> Data provided:
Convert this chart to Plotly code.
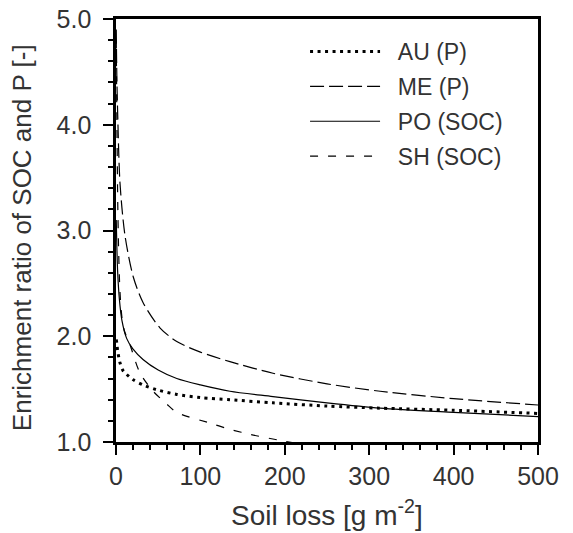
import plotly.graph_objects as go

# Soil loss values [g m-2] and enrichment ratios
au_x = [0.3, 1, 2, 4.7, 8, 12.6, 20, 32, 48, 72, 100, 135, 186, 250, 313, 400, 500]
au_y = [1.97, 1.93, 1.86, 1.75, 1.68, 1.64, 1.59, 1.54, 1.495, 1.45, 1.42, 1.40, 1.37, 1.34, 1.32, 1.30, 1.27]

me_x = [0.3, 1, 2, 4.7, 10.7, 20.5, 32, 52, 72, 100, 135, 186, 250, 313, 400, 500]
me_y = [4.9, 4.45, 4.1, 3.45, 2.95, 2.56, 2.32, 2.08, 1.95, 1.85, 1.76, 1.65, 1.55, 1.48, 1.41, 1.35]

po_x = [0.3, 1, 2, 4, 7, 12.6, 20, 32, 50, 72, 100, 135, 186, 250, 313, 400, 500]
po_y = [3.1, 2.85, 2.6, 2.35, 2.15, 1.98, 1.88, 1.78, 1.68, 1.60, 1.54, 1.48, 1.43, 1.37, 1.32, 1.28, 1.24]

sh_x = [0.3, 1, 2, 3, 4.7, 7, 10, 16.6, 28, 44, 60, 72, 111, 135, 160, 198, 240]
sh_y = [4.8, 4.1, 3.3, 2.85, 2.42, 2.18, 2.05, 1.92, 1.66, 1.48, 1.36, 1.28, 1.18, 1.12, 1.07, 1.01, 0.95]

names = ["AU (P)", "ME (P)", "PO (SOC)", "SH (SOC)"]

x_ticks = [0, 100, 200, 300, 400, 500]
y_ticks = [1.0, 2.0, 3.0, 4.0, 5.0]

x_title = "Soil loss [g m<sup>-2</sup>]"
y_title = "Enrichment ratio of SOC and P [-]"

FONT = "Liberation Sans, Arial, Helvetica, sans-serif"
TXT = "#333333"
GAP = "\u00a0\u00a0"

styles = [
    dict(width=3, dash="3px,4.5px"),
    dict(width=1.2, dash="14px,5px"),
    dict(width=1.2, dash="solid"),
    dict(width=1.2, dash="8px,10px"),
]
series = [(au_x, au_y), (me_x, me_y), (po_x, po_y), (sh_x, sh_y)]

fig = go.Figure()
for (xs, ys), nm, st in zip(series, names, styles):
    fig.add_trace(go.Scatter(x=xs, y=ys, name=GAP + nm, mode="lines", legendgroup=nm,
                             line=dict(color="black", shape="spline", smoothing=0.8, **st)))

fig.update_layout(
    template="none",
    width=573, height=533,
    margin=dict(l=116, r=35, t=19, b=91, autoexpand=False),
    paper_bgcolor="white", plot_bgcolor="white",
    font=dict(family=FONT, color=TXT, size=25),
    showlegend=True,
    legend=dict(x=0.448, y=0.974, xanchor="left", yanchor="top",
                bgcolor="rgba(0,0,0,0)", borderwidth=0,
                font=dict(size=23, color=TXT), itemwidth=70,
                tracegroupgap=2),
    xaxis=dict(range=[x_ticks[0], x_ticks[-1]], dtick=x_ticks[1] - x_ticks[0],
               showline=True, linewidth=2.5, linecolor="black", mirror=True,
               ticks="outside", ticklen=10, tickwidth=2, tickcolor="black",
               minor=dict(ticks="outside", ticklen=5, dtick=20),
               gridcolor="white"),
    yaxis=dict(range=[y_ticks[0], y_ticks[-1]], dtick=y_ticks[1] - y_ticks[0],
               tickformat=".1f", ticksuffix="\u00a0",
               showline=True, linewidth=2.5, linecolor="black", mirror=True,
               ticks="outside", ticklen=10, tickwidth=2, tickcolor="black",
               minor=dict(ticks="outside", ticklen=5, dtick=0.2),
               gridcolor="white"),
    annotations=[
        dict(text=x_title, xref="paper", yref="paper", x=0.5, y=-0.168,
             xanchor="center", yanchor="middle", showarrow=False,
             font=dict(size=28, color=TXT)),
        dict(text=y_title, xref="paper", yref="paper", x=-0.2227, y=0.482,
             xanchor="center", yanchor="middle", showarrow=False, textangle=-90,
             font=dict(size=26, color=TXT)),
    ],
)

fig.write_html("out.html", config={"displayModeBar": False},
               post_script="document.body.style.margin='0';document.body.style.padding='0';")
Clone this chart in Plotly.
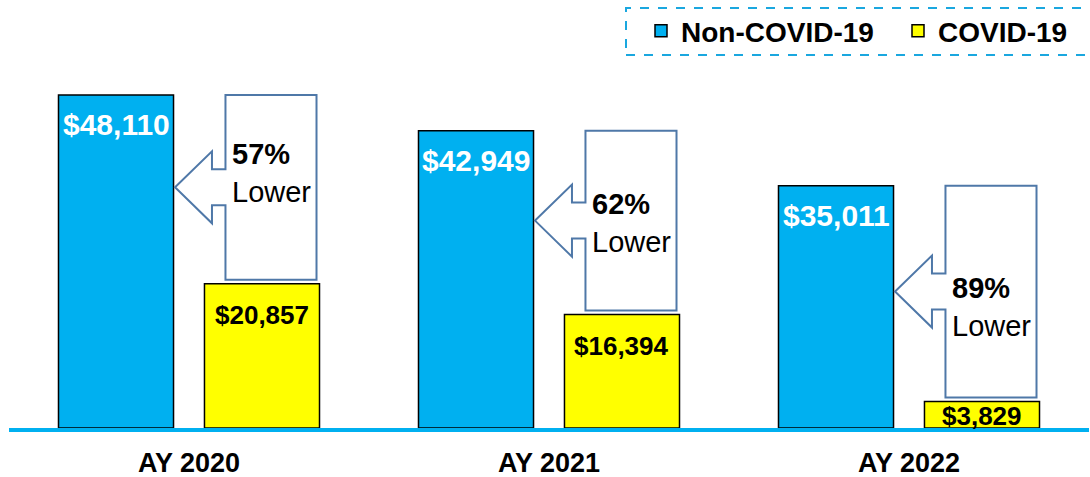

> Requirement: Leave the pictures out, and transcribe each of the records exactly.

> Result:
Convert this chart to Plotly code.
import plotly.graph_objects as go

# Soil loss values [g m-2] and enrichment ratios
au_x = [0.3, 1, 2, 4.7, 8, 12.6, 20, 32, 48, 72, 100, 135, 186, 250, 313, 400, 500]
au_y = [1.97, 1.93, 1.86, 1.75, 1.68, 1.64, 1.59, 1.54, 1.495, 1.45, 1.42, 1.40, 1.37, 1.34, 1.32, 1.30, 1.27]

me_x = [0.3, 1, 2, 4.7, 10.7, 20.5, 32, 52, 72, 100, 135, 186, 250, 313, 400, 500]
me_y = [4.9, 4.45, 4.1, 3.45, 2.95, 2.56, 2.32, 2.08, 1.95, 1.85, 1.76, 1.65, 1.55, 1.48, 1.41, 1.35]

po_x = [0.3, 1, 2, 4, 7, 12.6, 20, 32, 50, 72, 100, 135, 186, 250, 313, 400, 500]
po_y = [3.1, 2.85, 2.6, 2.35, 2.15, 1.98, 1.88, 1.78, 1.68, 1.60, 1.54, 1.48, 1.43, 1.37, 1.32, 1.28, 1.24]

sh_x = [0.3, 1, 2, 3, 4.7, 7, 10, 16.6, 28, 44, 60, 72, 111, 135, 160, 198, 240]
sh_y = [4.8, 4.1, 3.3, 2.85, 2.42, 2.18, 2.05, 1.92, 1.66, 1.48, 1.36, 1.28, 1.18, 1.12, 1.07, 1.01, 0.95]

names = ["AU (P)", "ME (P)", "PO (SOC)", "SH (SOC)"]

x_ticks = [0, 100, 200, 300, 400, 500]
y_ticks = [1.0, 2.0, 3.0, 4.0, 5.0]

x_title = "Soil loss [g m<sup>-2</sup>]"
y_title = "Enrichment ratio of SOC and P [-]"

FONT = "Liberation Sans, Arial, Helvetica, sans-serif"
TXT = "#333333"
GAP = "\u00a0\u00a0"

styles = [
    dict(width=3, dash="3px,4.5px"),
    dict(width=1.2, dash="14px,5px"),
    dict(width=1.2, dash="solid"),
    dict(width=1.2, dash="8px,10px"),
]
series = [(au_x, au_y), (me_x, me_y), (po_x, po_y), (sh_x, sh_y)]

fig = go.Figure()
for (xs, ys), nm, st in zip(series, names, styles):
    fig.add_trace(go.Scatter(x=xs, y=ys, name=GAP + nm, mode="lines", legendgroup=nm,
                             line=dict(color="black", shape="spline", smoothing=0.8, **st)))

fig.update_layout(
    template="none",
    width=573, height=533,
    margin=dict(l=116, r=35, t=19, b=91, autoexpand=False),
    paper_bgcolor="white", plot_bgcolor="white",
    font=dict(family=FONT, color=TXT, size=25),
    showlegend=True,
    legend=dict(x=0.448, y=0.974, xanchor="left", yanchor="top",
                bgcolor="rgba(0,0,0,0)", borderwidth=0,
                font=dict(size=23, color=TXT), itemwidth=70,
                tracegroupgap=2),
    xaxis=dict(range=[x_ticks[0], x_ticks[-1]], dtick=x_ticks[1] - x_ticks[0],
               showline=True, linewidth=2.5, linecolor="black", mirror=True,
               ticks="outside", ticklen=10, tickwidth=2, tickcolor="black",
               minor=dict(ticks="outside", ticklen=5, dtick=20),
               gridcolor="white"),
    yaxis=dict(range=[y_ticks[0], y_ticks[-1]], dtick=y_ticks[1] - y_ticks[0],
               tickformat=".1f", ticksuffix="\u00a0",
               showline=True, linewidth=2.5, linecolor="black", mirror=True,
               ticks="outside", ticklen=10, tickwidth=2, tickcolor="black",
               minor=dict(ticks="outside", ticklen=5, dtick=0.2),
               gridcolor="white"),
    annotations=[
        dict(text=x_title, xref="paper", yref="paper", x=0.5, y=-0.168,
             xanchor="center", yanchor="middle", showarrow=False,
             font=dict(size=28, color=TXT)),
        dict(text=y_title, xref="paper", yref="paper", x=-0.2227, y=0.482,
             xanchor="center", yanchor="middle", showarrow=False, textangle=-90,
             font=dict(size=26, color=TXT)),
    ],
)

fig.write_html("out.html", config={"displayModeBar": False},
               post_script="document.body.style.margin='0';document.body.style.padding='0';")
Clone this chart in Plotly.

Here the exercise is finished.